What is required:
Write the lines out again, from the top of the material to the line containing "import plotly.graph_objects as go", pictures excluded.

Source excerpt:
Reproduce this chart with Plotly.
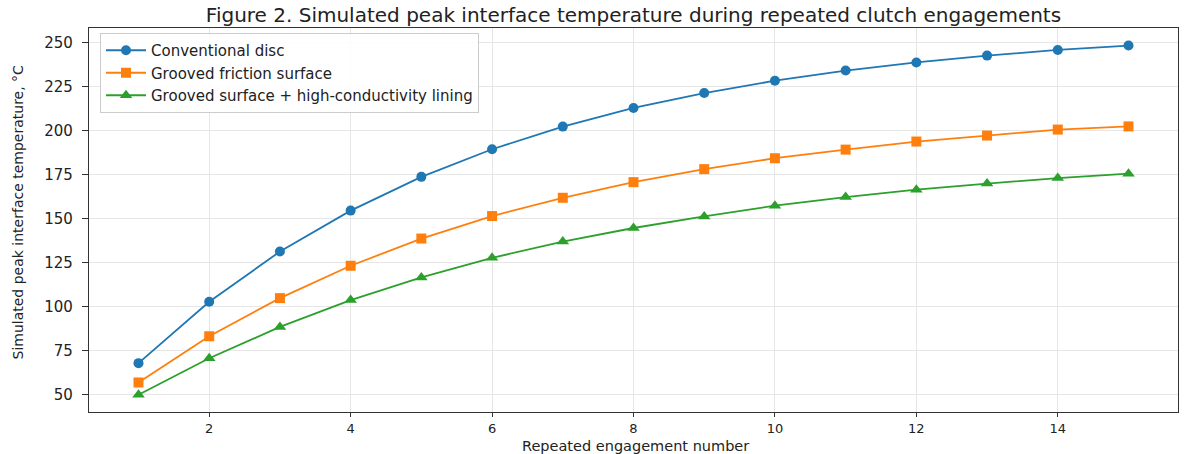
import plotly.graph_objects as go

engagement = list(range(1, 16))
conventional = [67.8, 102.7, 131.3, 154.6, 173.8, 189.5, 202.4, 213.0, 221.5, 228.5, 234.3, 238.9, 242.8, 246.0, 248.5]
grooved = [56.8, 83.1, 104.8, 123.2, 138.7, 151.5, 161.9, 170.8, 178.2, 184.4, 189.3, 193.9, 197.3, 200.7, 202.5]
grooved_hc = [49.8, 70.6, 88.4, 103.7, 116.6, 127.7, 137.0, 144.7, 151.3, 157.4, 162.3, 166.5, 170.0, 173.1, 175.6]

series_names = ["Conventional disc", "Grooved friction surface", "Grooved surface + high-conductivity lining"]
colors = ["#1f77b4", "#ff7f0e", "#2ca02c"]
symbols = ["circle", "square", "triangle-up"]
sizes = [10, 10, 11]

x_ticks = [2, 4, 6, 8, 10, 12, 14]
y_ticks = [50, 75, 100, 125, 150, 175, 200, 225, 250]

FONT = "DejaVu Sans"
W, H = 1185, 454
ML, MR, MT, MB = 89, 7, 28, 42
PW, PH = W - ML - MR, H - MT - MB

fig = go.Figure()
for name, vals, c, s, sz in zip(series_names, [conventional, grooved, grooved_hc], colors, symbols, sizes):
    fig.add_trace(go.Scatter(
        x=engagement, y=vals, name=name, mode="lines+markers",
        line=dict(color=c, width=1.8),
        marker=dict(color=c, symbol=s, size=sz, line=dict(width=0)),
    ))

axis_common = dict(
    showline=True, linecolor="#333333", linewidth=1.2, mirror=True,
    showgrid=True, gridcolor="#e6e6e6", gridwidth=1,
    ticks="outside", tickwidth=1.2, tickcolor="#333333",
    zeroline=False, automargin=False,
)

fig.update_layout(
    width=W, height=H,
    margin=dict(l=ML, r=MR, t=MT, b=MB),
    paper_bgcolor="white", plot_bgcolor="white",
    font=dict(family=FONT, color="#222222"),
    title=dict(
        text="Figure 2. Simulated peak interface temperature during repeated clutch engagements",
        x=0.5, xref="paper", xanchor="center",
        y=1 - 15 / H, yref="container", yanchor="middle",
        font=dict(family=FONT, size=20, color="#222222"),
    ),
    xaxis=dict(range=[0.3, 15.7], tickvals=x_ticks, ticklen=4, ticklabelstandoff=0,
               tickfont=dict(family=FONT, size=13, color="#222222"), **axis_common),
    yaxis=dict(range=[40.0, 258.5], tickvals=y_ticks, ticklen=6, ticklabelstandoff=6,
               tickfont=dict(family=FONT, size=15, color="#222222"), **axis_common),
    legend=dict(
        x=(100 - ML) / PW, y=(H - MB - 33) / PH, xanchor="left", yanchor="top",
        bgcolor="rgba(255,255,255,0.85)", bordercolor="#cccccc", borderwidth=1,
        font=dict(family=FONT, size=15, color="#222222"),
        tracegroupgap=0, itemwidth=40,
    ),
    showlegend=True,
)

fig.add_annotation(
    text="Repeated engagement number", xref="paper", yref="paper",
    x=(635 - ML) / PW, y=-(445.5 - (H - MB)) / PH, xanchor="center", yanchor="middle",
    showarrow=False, borderpad=0, font=dict(family=FONT, size=14.5, color="#222222"),
)
fig.add_annotation(
    text="Simulated peak interface temperature, °C", xref="paper", yref="paper",
    x=(17.5 - ML) / PW, y=((H - MB) - 212) / PH, xanchor="center", yanchor="middle",
    textangle=-90, showarrow=False, font=dict(family=FONT, size=14, color="#222222"),
)

fig.write_html("out.html")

Task answer:
Reproduce this chart with Plotly.
import plotly.graph_objects as go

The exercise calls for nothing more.